[Start DATA ROWS]

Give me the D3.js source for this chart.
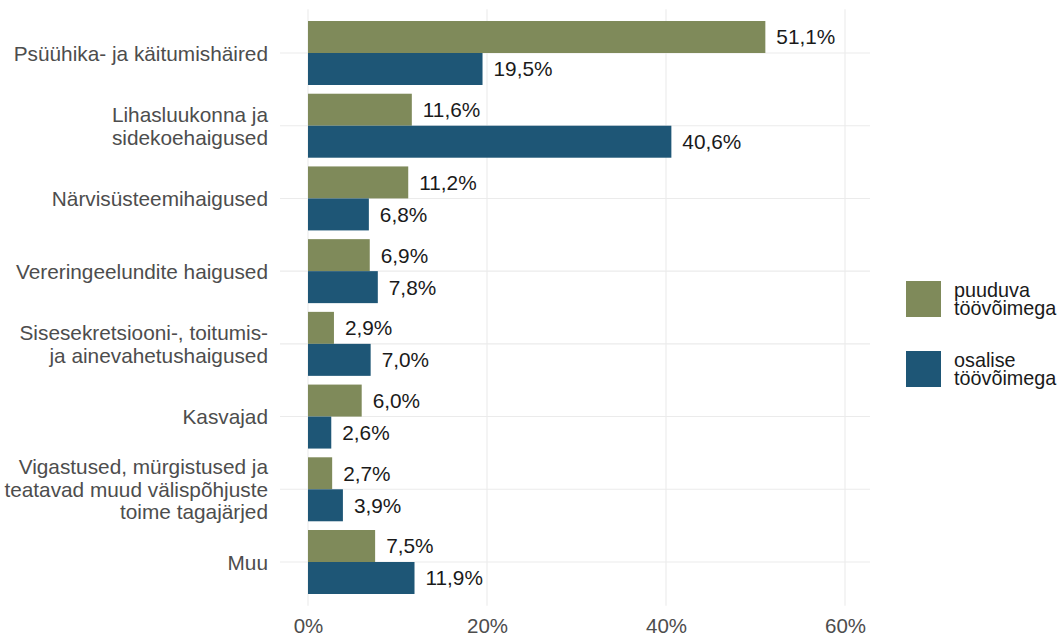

[End DATA ROWS]
[Start DATA ROWS]

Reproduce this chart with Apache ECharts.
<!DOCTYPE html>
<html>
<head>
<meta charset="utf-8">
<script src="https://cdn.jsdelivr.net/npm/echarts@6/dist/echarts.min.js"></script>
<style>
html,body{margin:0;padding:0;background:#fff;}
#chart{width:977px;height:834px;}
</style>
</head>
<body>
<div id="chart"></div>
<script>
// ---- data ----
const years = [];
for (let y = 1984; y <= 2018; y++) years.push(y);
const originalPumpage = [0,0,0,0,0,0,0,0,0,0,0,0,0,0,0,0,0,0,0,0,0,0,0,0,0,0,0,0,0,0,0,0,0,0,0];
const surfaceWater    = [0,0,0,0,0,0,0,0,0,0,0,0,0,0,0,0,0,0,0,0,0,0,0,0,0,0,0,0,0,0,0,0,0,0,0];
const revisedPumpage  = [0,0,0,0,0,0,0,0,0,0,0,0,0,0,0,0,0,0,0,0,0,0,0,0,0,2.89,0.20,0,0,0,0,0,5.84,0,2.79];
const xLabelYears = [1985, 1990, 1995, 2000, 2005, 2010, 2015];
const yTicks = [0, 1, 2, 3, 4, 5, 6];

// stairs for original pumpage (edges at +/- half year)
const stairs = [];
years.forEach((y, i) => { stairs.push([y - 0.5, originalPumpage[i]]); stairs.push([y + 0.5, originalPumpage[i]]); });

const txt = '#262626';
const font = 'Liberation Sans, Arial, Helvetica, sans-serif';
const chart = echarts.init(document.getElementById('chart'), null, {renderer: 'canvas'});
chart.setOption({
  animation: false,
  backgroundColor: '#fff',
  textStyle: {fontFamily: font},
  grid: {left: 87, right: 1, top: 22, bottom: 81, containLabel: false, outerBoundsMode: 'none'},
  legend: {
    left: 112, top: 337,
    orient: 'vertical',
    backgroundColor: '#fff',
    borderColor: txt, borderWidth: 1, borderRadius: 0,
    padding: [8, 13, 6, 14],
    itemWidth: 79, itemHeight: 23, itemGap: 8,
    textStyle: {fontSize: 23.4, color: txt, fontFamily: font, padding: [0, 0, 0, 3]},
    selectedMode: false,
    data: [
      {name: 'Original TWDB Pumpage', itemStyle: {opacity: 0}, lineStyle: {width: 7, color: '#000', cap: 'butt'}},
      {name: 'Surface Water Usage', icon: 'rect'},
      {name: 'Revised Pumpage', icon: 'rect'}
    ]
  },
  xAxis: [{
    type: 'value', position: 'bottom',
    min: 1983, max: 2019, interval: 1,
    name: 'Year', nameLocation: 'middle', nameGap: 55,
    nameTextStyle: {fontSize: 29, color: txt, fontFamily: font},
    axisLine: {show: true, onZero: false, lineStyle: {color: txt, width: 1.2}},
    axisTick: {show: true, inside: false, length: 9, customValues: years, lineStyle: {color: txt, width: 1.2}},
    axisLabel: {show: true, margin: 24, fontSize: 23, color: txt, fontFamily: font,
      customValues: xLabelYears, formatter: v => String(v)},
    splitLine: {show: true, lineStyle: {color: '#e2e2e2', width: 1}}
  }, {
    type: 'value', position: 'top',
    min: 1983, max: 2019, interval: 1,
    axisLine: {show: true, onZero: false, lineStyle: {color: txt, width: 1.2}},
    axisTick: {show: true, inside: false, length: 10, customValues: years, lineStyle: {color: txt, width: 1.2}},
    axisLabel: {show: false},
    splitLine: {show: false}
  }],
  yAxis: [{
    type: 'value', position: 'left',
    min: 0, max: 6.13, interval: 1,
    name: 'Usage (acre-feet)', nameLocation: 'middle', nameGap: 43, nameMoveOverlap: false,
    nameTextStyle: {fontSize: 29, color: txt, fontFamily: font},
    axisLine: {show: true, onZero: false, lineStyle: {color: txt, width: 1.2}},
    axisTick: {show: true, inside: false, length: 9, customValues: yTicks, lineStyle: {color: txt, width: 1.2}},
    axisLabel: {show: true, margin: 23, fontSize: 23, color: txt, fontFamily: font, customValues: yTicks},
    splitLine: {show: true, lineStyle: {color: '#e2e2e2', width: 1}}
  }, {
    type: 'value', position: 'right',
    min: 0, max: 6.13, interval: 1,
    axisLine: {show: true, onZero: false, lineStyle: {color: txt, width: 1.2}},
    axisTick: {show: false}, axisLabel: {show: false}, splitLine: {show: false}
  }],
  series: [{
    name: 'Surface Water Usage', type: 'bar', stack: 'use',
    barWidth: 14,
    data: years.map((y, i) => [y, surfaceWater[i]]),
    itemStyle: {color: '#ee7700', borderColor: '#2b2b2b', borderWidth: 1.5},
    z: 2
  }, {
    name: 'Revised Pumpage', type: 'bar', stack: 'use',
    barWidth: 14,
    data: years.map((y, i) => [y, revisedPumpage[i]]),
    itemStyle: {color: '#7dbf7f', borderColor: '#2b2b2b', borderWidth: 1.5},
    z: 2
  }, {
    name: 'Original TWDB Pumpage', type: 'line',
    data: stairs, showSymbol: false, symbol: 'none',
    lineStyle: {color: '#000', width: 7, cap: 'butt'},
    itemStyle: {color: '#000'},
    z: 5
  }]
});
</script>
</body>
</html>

[End DATA ROWS]
[Start DATA ROWS]

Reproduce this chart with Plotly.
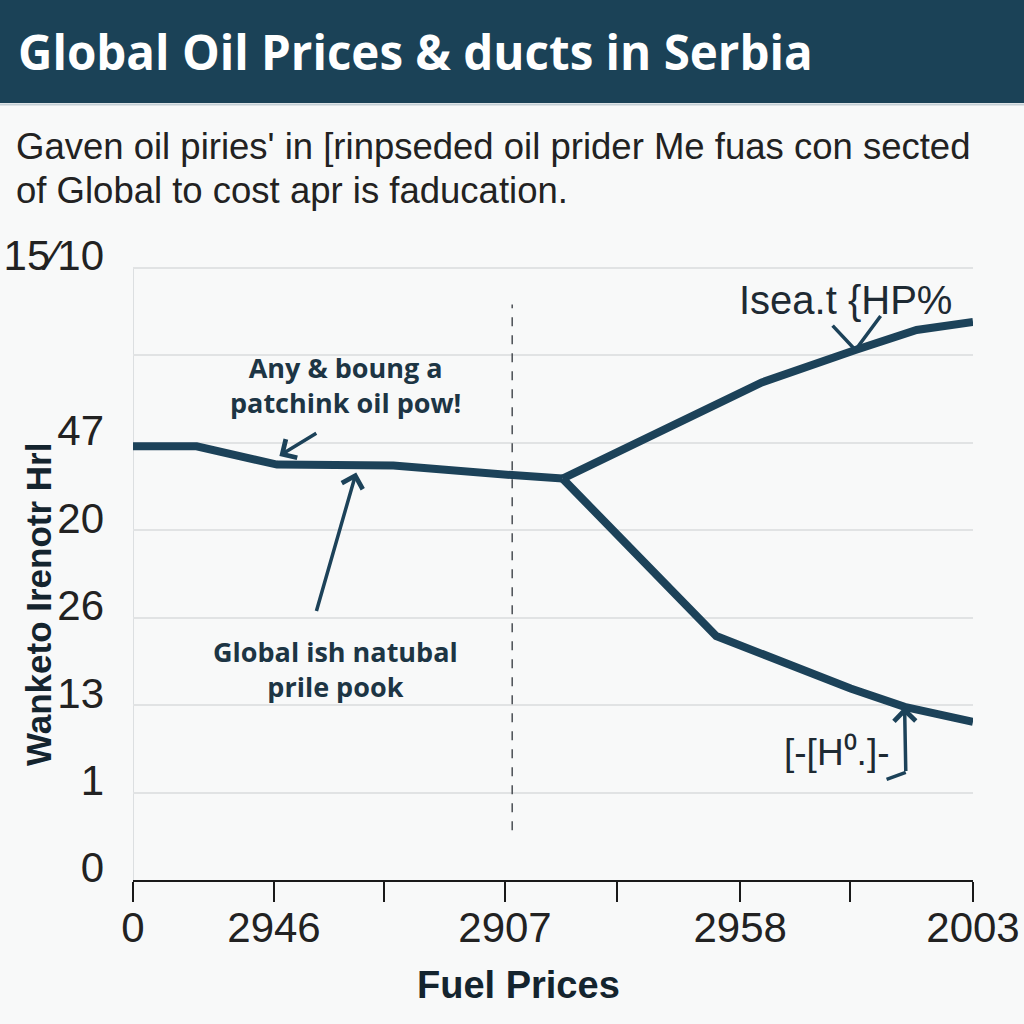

[End DATA ROWS]

> _WHAT THIS TASK INVOLVES_
Work out how many lines of the listing above include the word "Reproduce". Reply with nothing but the count.

> _ANSWER_
2